What the exercise asks —
Quote from the first line below through the line that contains "const nvoTicksY = [1.8,2,2.2,2.4,2.6,2.8,3,3.2,3.4];", both included, and leave the pictures out.

Available data —
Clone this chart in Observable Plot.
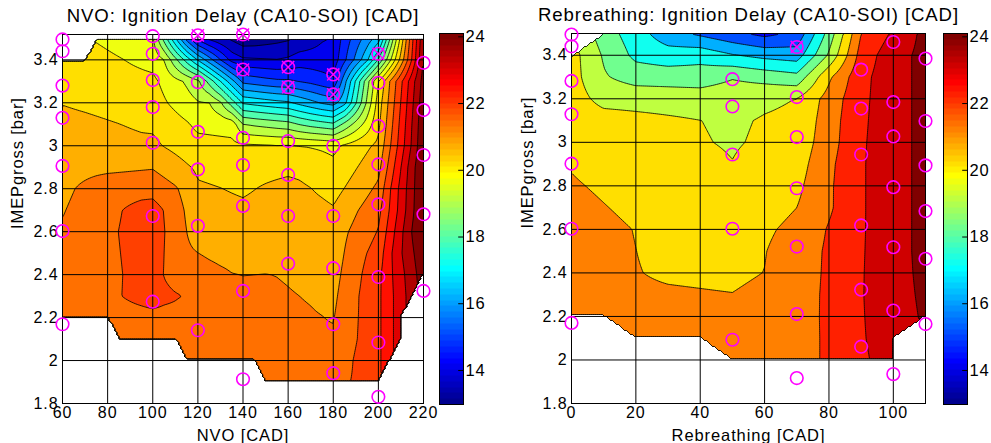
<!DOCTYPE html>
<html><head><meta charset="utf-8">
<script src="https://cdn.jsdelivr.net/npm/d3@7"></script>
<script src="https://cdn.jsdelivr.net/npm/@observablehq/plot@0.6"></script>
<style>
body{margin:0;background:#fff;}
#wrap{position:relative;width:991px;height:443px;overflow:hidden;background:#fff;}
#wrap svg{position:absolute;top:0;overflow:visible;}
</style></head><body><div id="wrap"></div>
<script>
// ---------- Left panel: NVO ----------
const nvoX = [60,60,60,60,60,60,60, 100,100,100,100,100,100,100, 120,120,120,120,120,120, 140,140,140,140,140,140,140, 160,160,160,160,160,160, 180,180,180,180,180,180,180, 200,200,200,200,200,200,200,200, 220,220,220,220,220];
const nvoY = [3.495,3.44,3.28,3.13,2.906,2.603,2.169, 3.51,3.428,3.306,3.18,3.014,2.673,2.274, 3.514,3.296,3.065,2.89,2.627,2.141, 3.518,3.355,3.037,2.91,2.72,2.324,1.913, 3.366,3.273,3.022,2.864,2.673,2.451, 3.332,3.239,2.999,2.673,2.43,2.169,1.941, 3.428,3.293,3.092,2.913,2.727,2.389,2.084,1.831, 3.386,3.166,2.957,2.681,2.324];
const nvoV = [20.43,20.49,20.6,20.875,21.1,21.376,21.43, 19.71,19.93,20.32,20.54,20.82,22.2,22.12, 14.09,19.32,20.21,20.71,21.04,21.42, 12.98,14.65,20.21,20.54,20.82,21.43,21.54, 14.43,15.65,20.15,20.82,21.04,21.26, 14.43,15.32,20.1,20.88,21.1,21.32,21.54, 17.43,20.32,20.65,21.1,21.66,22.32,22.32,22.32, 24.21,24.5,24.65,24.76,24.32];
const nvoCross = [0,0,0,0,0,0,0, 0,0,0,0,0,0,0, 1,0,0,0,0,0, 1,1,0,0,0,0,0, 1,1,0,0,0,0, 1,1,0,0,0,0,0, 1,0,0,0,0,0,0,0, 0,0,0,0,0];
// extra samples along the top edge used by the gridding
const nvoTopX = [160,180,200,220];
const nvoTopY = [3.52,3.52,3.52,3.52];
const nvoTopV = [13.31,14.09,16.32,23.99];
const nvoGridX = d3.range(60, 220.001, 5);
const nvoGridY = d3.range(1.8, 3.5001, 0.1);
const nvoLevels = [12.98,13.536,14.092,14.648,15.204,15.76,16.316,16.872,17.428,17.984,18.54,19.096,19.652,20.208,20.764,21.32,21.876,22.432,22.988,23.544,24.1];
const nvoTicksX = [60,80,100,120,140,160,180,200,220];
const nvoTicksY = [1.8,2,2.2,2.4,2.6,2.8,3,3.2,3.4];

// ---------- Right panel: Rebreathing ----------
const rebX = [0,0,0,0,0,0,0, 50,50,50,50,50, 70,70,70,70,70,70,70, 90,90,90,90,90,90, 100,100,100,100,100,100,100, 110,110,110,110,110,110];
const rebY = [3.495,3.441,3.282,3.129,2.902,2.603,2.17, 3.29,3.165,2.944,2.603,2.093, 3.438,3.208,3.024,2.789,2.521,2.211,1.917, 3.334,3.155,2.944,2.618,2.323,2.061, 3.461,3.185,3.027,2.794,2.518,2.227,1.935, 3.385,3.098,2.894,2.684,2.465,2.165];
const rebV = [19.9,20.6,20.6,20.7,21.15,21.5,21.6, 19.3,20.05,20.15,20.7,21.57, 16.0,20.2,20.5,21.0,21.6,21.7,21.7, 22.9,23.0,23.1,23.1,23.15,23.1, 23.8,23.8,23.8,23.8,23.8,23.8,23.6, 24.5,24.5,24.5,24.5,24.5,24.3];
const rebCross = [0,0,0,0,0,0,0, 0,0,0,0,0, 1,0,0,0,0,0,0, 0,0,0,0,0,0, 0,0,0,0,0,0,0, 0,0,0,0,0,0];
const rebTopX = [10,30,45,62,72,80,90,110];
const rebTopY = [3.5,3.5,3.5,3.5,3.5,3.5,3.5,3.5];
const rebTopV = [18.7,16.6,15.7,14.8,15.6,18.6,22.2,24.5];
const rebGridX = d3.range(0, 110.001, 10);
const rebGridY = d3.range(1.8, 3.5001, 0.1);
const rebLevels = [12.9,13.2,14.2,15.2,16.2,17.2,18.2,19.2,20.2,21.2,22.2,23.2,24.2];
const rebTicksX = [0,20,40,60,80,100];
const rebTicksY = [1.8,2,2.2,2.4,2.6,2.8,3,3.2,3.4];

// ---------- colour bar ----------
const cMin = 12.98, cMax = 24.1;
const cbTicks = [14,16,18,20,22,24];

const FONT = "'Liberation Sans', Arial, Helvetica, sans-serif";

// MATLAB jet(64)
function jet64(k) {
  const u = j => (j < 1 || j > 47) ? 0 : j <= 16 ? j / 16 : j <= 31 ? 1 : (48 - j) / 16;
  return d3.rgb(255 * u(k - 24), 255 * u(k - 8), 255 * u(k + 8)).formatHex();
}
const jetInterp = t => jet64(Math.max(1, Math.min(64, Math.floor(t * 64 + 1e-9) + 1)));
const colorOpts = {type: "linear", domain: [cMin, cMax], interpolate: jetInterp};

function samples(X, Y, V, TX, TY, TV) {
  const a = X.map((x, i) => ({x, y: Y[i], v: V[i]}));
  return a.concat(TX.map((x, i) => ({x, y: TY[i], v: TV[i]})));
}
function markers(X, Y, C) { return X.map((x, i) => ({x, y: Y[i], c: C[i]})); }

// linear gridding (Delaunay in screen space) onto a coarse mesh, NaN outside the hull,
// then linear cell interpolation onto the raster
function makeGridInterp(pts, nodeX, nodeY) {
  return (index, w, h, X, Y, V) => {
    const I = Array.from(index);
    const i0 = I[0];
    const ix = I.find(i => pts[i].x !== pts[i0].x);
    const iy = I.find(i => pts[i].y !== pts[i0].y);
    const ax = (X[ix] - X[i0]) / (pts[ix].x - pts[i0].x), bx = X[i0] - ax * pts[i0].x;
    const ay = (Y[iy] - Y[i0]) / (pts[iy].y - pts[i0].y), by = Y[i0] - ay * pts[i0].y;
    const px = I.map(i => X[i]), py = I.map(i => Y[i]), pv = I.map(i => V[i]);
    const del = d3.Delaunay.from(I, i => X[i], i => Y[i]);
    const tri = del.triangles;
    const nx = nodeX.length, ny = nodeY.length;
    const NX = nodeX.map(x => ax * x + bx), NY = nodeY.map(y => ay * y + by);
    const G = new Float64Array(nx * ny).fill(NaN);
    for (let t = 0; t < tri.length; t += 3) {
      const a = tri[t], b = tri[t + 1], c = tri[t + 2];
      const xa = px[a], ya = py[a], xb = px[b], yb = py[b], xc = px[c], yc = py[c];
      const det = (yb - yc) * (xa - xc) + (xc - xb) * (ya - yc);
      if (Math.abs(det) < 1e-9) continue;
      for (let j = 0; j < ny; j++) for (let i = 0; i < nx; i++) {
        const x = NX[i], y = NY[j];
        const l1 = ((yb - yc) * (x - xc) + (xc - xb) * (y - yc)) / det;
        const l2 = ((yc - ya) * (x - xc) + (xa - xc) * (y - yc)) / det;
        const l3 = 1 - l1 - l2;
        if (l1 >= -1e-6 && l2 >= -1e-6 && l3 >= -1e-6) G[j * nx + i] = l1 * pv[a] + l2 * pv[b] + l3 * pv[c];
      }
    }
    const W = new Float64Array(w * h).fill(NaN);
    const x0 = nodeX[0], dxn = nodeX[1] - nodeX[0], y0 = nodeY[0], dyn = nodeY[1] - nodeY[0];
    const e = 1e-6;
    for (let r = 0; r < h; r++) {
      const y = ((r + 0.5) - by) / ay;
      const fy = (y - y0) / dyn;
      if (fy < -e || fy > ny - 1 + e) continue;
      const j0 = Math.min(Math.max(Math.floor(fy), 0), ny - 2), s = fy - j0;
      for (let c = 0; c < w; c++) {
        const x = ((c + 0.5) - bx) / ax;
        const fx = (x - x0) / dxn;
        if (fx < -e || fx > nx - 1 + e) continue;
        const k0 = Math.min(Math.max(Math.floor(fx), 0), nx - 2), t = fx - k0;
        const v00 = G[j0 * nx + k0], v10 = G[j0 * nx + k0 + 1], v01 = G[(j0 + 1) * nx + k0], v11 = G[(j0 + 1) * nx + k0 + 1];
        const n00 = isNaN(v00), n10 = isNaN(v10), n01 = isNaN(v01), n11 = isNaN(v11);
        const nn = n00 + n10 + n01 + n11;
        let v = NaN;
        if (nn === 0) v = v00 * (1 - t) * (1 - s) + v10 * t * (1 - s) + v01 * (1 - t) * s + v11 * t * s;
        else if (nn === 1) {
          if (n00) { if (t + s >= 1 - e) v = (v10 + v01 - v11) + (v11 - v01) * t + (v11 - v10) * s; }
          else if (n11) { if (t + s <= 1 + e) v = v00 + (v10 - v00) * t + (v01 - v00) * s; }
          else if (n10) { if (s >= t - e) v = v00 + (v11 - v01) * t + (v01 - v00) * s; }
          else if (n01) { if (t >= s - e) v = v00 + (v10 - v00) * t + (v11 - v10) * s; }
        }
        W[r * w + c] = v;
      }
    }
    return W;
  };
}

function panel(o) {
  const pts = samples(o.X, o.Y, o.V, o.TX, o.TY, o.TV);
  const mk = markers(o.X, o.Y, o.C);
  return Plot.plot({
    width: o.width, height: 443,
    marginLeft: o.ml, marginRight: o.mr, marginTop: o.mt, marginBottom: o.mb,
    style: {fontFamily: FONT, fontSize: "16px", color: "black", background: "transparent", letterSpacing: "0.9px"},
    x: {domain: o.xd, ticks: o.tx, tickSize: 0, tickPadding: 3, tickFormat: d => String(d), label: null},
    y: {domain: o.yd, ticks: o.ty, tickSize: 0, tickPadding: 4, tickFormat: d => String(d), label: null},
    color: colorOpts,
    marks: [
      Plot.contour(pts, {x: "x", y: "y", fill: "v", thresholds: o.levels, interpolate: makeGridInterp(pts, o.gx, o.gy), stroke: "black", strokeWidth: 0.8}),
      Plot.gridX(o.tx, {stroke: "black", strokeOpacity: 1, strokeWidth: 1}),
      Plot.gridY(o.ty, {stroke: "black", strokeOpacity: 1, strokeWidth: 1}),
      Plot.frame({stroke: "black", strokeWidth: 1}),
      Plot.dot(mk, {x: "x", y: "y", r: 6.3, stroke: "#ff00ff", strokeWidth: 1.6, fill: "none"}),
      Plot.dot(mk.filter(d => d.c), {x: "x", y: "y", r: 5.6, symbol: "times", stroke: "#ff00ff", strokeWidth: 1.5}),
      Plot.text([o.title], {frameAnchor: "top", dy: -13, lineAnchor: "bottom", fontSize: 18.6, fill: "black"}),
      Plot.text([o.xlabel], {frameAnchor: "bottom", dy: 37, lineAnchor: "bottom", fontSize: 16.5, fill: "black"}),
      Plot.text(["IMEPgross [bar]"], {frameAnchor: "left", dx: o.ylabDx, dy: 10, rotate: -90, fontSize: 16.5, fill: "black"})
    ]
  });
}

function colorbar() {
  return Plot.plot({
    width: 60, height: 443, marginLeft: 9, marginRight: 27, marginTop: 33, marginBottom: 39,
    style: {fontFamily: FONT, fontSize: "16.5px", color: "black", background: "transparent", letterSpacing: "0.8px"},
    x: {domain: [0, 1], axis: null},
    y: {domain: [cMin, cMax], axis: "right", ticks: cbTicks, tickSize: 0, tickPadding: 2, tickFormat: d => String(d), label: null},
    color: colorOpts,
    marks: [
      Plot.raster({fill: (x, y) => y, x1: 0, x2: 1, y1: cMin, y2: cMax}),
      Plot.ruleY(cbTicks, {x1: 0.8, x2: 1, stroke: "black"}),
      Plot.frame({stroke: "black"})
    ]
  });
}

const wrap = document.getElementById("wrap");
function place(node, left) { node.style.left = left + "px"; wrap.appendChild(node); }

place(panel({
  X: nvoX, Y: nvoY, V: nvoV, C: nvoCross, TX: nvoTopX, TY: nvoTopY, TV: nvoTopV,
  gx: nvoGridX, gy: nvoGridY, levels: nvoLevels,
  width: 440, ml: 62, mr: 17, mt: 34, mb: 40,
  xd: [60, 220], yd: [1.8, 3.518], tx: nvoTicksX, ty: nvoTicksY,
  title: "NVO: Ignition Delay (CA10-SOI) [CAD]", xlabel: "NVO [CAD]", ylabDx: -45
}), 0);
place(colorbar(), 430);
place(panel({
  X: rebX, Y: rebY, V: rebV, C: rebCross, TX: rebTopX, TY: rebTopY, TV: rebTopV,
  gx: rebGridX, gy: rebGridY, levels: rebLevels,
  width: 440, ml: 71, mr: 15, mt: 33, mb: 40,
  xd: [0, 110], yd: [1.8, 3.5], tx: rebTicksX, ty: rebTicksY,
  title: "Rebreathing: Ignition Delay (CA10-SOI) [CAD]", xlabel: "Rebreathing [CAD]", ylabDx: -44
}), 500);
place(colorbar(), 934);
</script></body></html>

Result for this task —
Clone this chart in Observable Plot.
<!DOCTYPE html>
<html><head><meta charset="utf-8">
<script src="https://cdn.jsdelivr.net/npm/d3@7"></script>
<script src="https://cdn.jsdelivr.net/npm/@observablehq/plot@0.6"></script>
<style>
body{margin:0;background:#fff;}
#wrap{position:relative;width:991px;height:443px;overflow:hidden;background:#fff;}
#wrap svg{position:absolute;top:0;overflow:visible;}
</style></head><body><div id="wrap"></div>
<script>
// ---------- Left panel: NVO ----------
const nvoX = [60,60,60,60,60,60,60, 100,100,100,100,100,100,100, 120,120,120,120,120,120, 140,140,140,140,140,140,140, 160,160,160,160,160,160, 180,180,180,180,180,180,180, 200,200,200,200,200,200,200,200, 220,220,220,220,220];
const nvoY = [3.495,3.44,3.28,3.13,2.906,2.603,2.169, 3.51,3.428,3.306,3.18,3.014,2.673,2.274, 3.514,3.296,3.065,2.89,2.627,2.141, 3.518,3.355,3.037,2.91,2.72,2.324,1.913, 3.366,3.273,3.022,2.864,2.673,2.451, 3.332,3.239,2.999,2.673,2.43,2.169,1.941, 3.428,3.293,3.092,2.913,2.727,2.389,2.084,1.831, 3.386,3.166,2.957,2.681,2.324];
const nvoV = [20.43,20.49,20.6,20.875,21.1,21.376,21.43, 19.71,19.93,20.32,20.54,20.82,22.2,22.12, 14.09,19.32,20.21,20.71,21.04,21.42, 12.98,14.65,20.21,20.54,20.82,21.43,21.54, 14.43,15.65,20.15,20.82,21.04,21.26, 14.43,15.32,20.1,20.88,21.1,21.32,21.54, 17.43,20.32,20.65,21.1,21.66,22.32,22.32,22.32, 24.21,24.5,24.65,24.76,24.32];
const nvoCross = [0,0,0,0,0,0,0, 0,0,0,0,0,0,0, 1,0,0,0,0,0, 1,1,0,0,0,0,0, 1,1,0,0,0,0, 1,1,0,0,0,0,0, 1,0,0,0,0,0,0,0, 0,0,0,0,0];
// extra samples along the top edge used by the gridding
const nvoTopX = [160,180,200,220];
const nvoTopY = [3.52,3.52,3.52,3.52];
const nvoTopV = [13.31,14.09,16.32,23.99];
const nvoGridX = d3.range(60, 220.001, 5);
const nvoGridY = d3.range(1.8, 3.5001, 0.1);
const nvoLevels = [12.98,13.536,14.092,14.648,15.204,15.76,16.316,16.872,17.428,17.984,18.54,19.096,19.652,20.208,20.764,21.32,21.876,22.432,22.988,23.544,24.1];
const nvoTicksX = [60,80,100,120,140,160,180,200,220];
const nvoTicksY = [1.8,2,2.2,2.4,2.6,2.8,3,3.2,3.4];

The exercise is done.